# ID Mygalomorph sp (Veracruz/Mexico)?



## John Bokma (Apr 30, 2008)

I mistook this spider at first for a tarantula, but I know now that it's not. Can anyone ID this species? I guess an exact ID is not possible, but possible hints would be nice. I've seen this species (or very similar ones) in dry areas in Veracruz (close to the border with Puebla) and Puebla. They make a lot of webbing.


----------



## What (Apr 30, 2008)

Looks like a Diplurid of some kind.


----------



## cacoseraph (May 1, 2008)

i agree with what

big ol' long spinners 

Senor Platnick says

Euagrus	anops	Mexico	gs GiS Vgs vGiS	oooh! wiki says this sp is blind! http://en.wikipedia.org/wiki/Blind_spiders
Euagrus	carlos	Mexico to Costa Rica	gs GiS Vgs vGiS 
Euagrus	cavernicola	Mexico	gs GiS Vgs vGiS	this one's species name means "lives in carverns/caves" or something to that effect
Euagrus	charcus	Mexico	gs GiS Vgs vGiS 
Euagrus	chisoseus Gertsch	USA Mexico	gs GiS Vgs vGiS 
Euagrus	garnicus	Mexico	gs GiS Vgs vGiS 
Euagrus	gertschi	Mexico	gs GiS Vgs vGiS 
Euagrus	gus	Mexico	gs GiS Vgs vGiS 
Euagrus	josephus	Mexico	gs GiS Vgs vGiS 
Euagrus	leones	Mexico	gs GiS Vgs vGiS
Euagrus	luteus	Mexico	gs GiS Vgs vGiS
Euagrus	lynceus	Mexico Guatemala	gs GiS Vgs vGiS
Euagrus	mexicanus	Mexico	gs GiS Vgs vGiS
Euagrus	pristinus	Mexico	gs GiS Vgs vGiS
Euagrus	rubrigularis	Mexico	gs GiS Vgs vGiS
Euagrus	troglodyta	Mexico	gs GiS Vgs vGiS
Euagrus	zacus	Mexico	gs GiS Vgs vGiS
Ischnothele	caudata	Mexico to Brazil	gs GiS Vgs vGiS
Ischnothele	digitata	Mexico to El Salvador	gs GiS Vgs vGiS

(gs = google search, GiS= Google Image Search)
(the v's are with veracruz added in)


----------



## cacoseraph (May 1, 2008)

oh, and for completeness... here are the other myg species found in mexico according to platnick

atypidae	Sphodros	paisano	USA Mexico	gs GiS
barychelidae	Thalerommata	meridana	Mexico	gs GiS
ctenizidae	Bothriocyrtum	fabrile	Mexico	gs GiS
ctenizidae	Cyclocosmia	loricata	Mexico Guatemala	gs GiS *check this one out!

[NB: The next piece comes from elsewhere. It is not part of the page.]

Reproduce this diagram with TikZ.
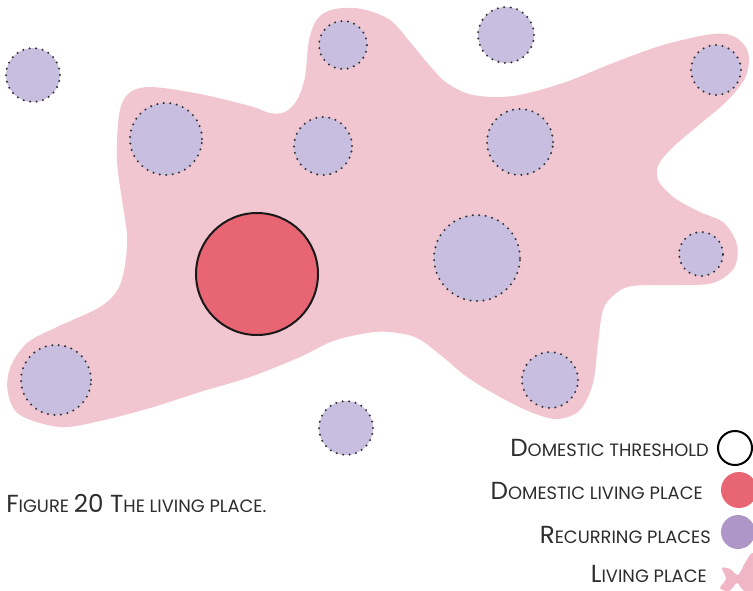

Cyclocosmia are AWESOME!*
ctenizidae	Ummidia	oaxacana	Mexico	gs GiS
ctenizidae	Ummidia	pustulosa	Mexico	gs GiS
cyrtaucheniidae	Entychides	aurantiacus	Mexico	gs GiS
cyrtaucheniidae	Entychides	dugesi	Mexico	gs GiS
cyrtaucheniidae	Eucteniza	atoyacensis	Mexico	gs GiS
cyrtaucheniidae	Eucteniza	mexicana	Mexico	gs GiS
cyrtaucheniidae	Eucteniza	relata	Mexico	gs GiS

mecicobothriidae	Hexurella	encina	Mexico	gs GiS
nemisiidae	Mexentypesa	chiapas	Mexico	gs GiS


----------



## bluefrogtat2 (May 1, 2008)

*gorgeous spider*

looks great i wish they were available in the states.
great pic too
andy


----------



## josh_r (May 1, 2008)

how big is that thing??? really nice spider!


----------



## Bastian Drolshagen (May 1, 2008)

hi,
it is an Euagrus sp.


----------



## cacoseraph (May 1, 2008)

actually, those veracruz google searches aren't goign to be that useful

http://www.google.com/search?num=50&hl=en&newwindow=1&safe=off&q=Euagrus+veracruz

Euagrus+veracruz only has 5 hits

http://www.conabio.gob.mx/informacion/catalogo_autoridades/animales/Arachnida/Arachnida.xls
is quite interesting in general but does not help us out here. for some reason there are NO Euagrus in that spreadsheet!  i am going to see if they are mistakenly listed under an old synonym or something (edit: nope... it's weird, i don't find any Aphonopelma or Brachypelma in that spreadsheet either.. possibly it lacks mygs?  it has true spiders and scorps though :/ )

ooh, i hope you find Hadrurus aztecus!


----------